**Task to complete**. Line by line, repeat the data below exactly, beginning at the first line and ending at the line with "const colorFor: Record<string, string>". Omit pictures.

**Supplied data**.
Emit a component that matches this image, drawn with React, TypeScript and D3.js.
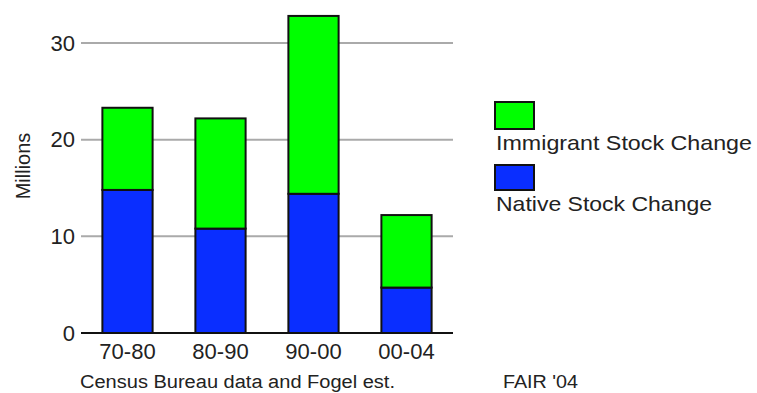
import React from "react";
import * as d3 from "d3";

const categories = ["70-80", "80-90", "90-00", "00-04"];
const nativeValues = [14.8, 10.8, 14.4, 4.7];
const immigrantValues = [8.5, 11.4, 18.4, 7.5];
const yTicks = [0, 10, 20, 30];
const seriesNames = ["Immigrant Stock Change", "Native Stock Change"];
const seriesColors = ["#00ff00", "#0a2eff"];

const W = 757;
const H = 393;
const FONT = "'Liberation Sans', Arial, sans-serif";

export default function App() {
  const x = d3.scaleBand<string>().domain(categories).range([81, 453]).paddingInner(0.46).paddingOuter(0.23);
  const y = d3.scaleLinear().domain([0, 30]).range([333, 43]);

  const rows = categories.map((c, i) => ({ cat: c, native: nativeValues[i], immigrant: immigrantValues[i] }));
  const stack = d3.stack<any>().keys(["native", "immigrant"])(rows);
  const colorFor: Record<string, string> = { native: seriesColors[1], immigrant: seriesColors[0] };

  return (
    <svg width={W} height={H} style={{ position: "absolute", left: 0, top: 0, background: "#fff" }} fontFamily={FONT}>
      {yTicks.filter((t) => t > 0).map((t) => (
        <line key={t} x1={81} x2={453} y1={y(t)} y2={y(t)} stroke="#aaaaaa" strokeWidth={2} />
      ))}
      {yTicks.map((t) => (
        <text key={"l" + t} x={75} y={y(t)} dy="0.35em" textAnchor="end" fontSize={22} fill="#222">
          {t}
        </text>
      ))}
      {stack.map((s) =>
        s.map((d, i) => (
          <rect
            key={s.key + i}
            x={x(categories[i])!}
            width={x.bandwidth()}
            y={y(d[1])}
            height={y(d[0]) - y(d[1])}
            fill={colorFor[s.key]}
            stroke="#111"
            strokeWidth={2}
          />
        ))
      )}
      <line x1={81} x2={453} y1={y(0)} y2={y(0)} stroke="#111" strokeWidth={2} />
      {categories.map((c) => (
        <text key={c} x={x(c)! + x.bandwidth() / 2} y={359} textAnchor="middle" fontSize={22} fill="#222">
          {c}
        </text>
      ))}
      <text transform="translate(30,166) rotate(-90)" textAnchor="middle" fontSize={20} fill="#222">
        Millions
      </text>
      <text x={80} y={388} fontSize={18} fill="#222" textLength={315} lengthAdjust="spacingAndGlyphs">
        Census Bureau data and Fogel est.
      </text>
      <text x={503} y={388} fontSize={18} fill="#222" textLength={75} lengthAdjust="spacingAndGlyphs">
        FAIR '04
      </text>
      <rect x={495} y={102} width={39} height={27} fill={seriesColors[0]} stroke="#111" strokeWidth={2} />
      <text x={496} y={150} fontSize={21} fill="#222" textLength={256} lengthAdjust="spacingAndGlyphs">
        {seriesNames[0]}
      </text>
      <rect x={495} y={165} width={39} height={25} fill={seriesColors[1]} stroke="#111" strokeWidth={2} />
      <text x={496} y={211} fontSize={21} fill="#222" textLength={216} lengthAdjust="spacingAndGlyphs">
        {seriesNames[1]}
      </text>
    </svg>
  );
}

**In response**.
Emit a component that matches this image, drawn with React, TypeScript and D3.js.
import React from "react";
import * as d3 from "d3";

const categories = ["70-80", "80-90", "90-00", "00-04"];
const nativeValues = [14.8, 10.8, 14.4, 4.7];
const immigrantValues = [8.5, 11.4, 18.4, 7.5];
const yTicks = [0, 10, 20, 30];
const seriesNames = ["Immigrant Stock Change", "Native Stock Change"];
const seriesColors = ["#00ff00", "#0a2eff"];

const W = 757;
const H = 393;
const FONT = "'Liberation Sans', Arial, sans-serif";

export default function App() {
  const x = d3.scaleBand<string>().domain(categories).range([81, 453]).paddingInner(0.46).paddingOuter(0.23);
  const y = d3.scaleLinear().domain([0, 30]).range([333, 43]);

  const rows = categories.map((c, i) => ({ cat: c, native: nativeValues[i], immigrant: immigrantValues[i] }));
  const stack = d3.stack<any>().keys(["native", "immigrant"])(rows);
  const colorFor: Record<string, string> = { native: seriesColors[1], immigrant: seriesColors[0] };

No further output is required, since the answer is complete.